**Entries taken from a collection**
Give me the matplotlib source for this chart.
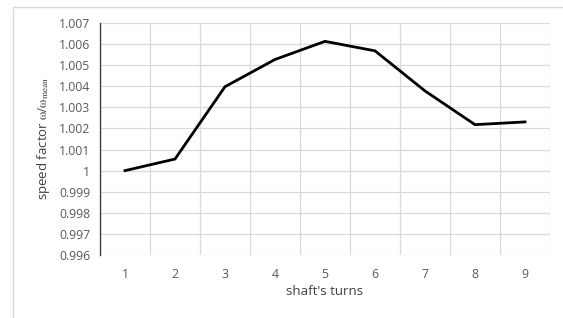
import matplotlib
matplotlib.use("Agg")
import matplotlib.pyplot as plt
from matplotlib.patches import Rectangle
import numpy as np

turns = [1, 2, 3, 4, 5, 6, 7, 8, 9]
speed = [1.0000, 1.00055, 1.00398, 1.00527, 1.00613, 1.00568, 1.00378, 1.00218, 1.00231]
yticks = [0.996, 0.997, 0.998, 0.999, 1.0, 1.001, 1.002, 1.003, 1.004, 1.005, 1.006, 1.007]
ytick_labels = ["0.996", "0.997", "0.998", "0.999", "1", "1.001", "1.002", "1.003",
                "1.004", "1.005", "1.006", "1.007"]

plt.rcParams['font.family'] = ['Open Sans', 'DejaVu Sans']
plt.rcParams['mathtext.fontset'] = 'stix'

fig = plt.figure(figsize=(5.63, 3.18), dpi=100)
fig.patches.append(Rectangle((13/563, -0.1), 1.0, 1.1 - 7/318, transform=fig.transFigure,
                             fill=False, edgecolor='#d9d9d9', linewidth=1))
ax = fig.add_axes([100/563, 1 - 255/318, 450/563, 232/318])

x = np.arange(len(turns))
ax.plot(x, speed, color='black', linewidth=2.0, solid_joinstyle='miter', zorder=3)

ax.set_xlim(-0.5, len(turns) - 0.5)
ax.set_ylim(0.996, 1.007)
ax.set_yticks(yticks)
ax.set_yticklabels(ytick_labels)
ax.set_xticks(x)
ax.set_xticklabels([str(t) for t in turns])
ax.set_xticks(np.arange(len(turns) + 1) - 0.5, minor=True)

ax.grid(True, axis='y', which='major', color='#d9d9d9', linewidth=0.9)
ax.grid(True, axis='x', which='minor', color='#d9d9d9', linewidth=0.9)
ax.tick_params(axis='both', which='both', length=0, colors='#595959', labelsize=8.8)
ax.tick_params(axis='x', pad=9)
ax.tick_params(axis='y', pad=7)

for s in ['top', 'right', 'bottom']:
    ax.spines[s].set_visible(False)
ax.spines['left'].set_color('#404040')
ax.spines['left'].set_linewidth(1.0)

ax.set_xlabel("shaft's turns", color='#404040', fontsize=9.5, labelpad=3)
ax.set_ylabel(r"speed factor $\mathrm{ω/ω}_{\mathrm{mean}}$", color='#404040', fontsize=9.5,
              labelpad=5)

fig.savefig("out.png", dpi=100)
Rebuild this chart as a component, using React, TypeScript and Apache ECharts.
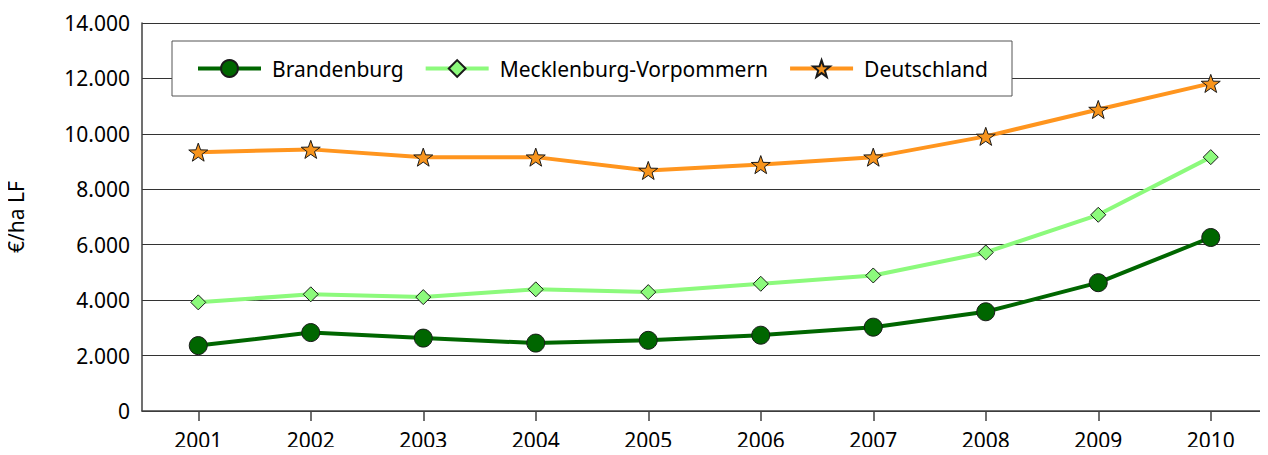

**EXERCISE DIRECTIONS**
All records should be output exactly, with the pictures left out.

**EXERCISE ANSWER**
Give me the matplotlib source for this chart.
import matplotlib
matplotlib.use("Agg")
import matplotlib.pyplot as plt
from matplotlib.patches import Rectangle
import numpy as np

turns = [1, 2, 3, 4, 5, 6, 7, 8, 9]
speed = [1.0000, 1.00055, 1.00398, 1.00527, 1.00613, 1.00568, 1.00378, 1.00218, 1.00231]
yticks = [0.996, 0.997, 0.998, 0.999, 1.0, 1.001, 1.002, 1.003, 1.004, 1.005, 1.006, 1.007]
ytick_labels = ["0.996", "0.997", "0.998", "0.999", "1", "1.001", "1.002", "1.003",
                "1.004", "1.005", "1.006", "1.007"]

plt.rcParams['font.family'] = ['Open Sans', 'DejaVu Sans']
plt.rcParams['mathtext.fontset'] = 'stix'

fig = plt.figure(figsize=(5.63, 3.18), dpi=100)
fig.patches.append(Rectangle((13/563, -0.1), 1.0, 1.1 - 7/318, transform=fig.transFigure,
                             fill=False, edgecolor='#d9d9d9', linewidth=1))
ax = fig.add_axes([100/563, 1 - 255/318, 450/563, 232/318])

x = np.arange(len(turns))
ax.plot(x, speed, color='black', linewidth=2.0, solid_joinstyle='miter', zorder=3)

ax.set_xlim(-0.5, len(turns) - 0.5)
ax.set_ylim(0.996, 1.007)
ax.set_yticks(yticks)
ax.set_yticklabels(ytick_labels)
ax.set_xticks(x)
ax.set_xticklabels([str(t) for t in turns])
ax.set_xticks(np.arange(len(turns) + 1) - 0.5, minor=True)

ax.grid(True, axis='y', which='major', color='#d9d9d9', linewidth=0.9)
ax.grid(True, axis='x', which='minor', color='#d9d9d9', linewidth=0.9)
ax.tick_params(axis='both', which='both', length=0, colors='#595959', labelsize=8.8)
ax.tick_params(axis='x', pad=9)
ax.tick_params(axis='y', pad=7)

for s in ['top', 'right', 'bottom']:
    ax.spines[s].set_visible(False)
ax.spines['left'].set_color('#404040')
ax.spines['left'].set_linewidth(1.0)

ax.set_xlabel("shaft's turns", color='#404040', fontsize=9.5, labelpad=3)
ax.set_ylabel(r"speed factor $\mathrm{ω/ω}_{\mathrm{mean}}$", color='#404040', fontsize=9.5,
              labelpad=5)

fig.savefig("out.png", dpi=100)
Rebuild this chart as a component, using React, TypeScript and Apache ECharts.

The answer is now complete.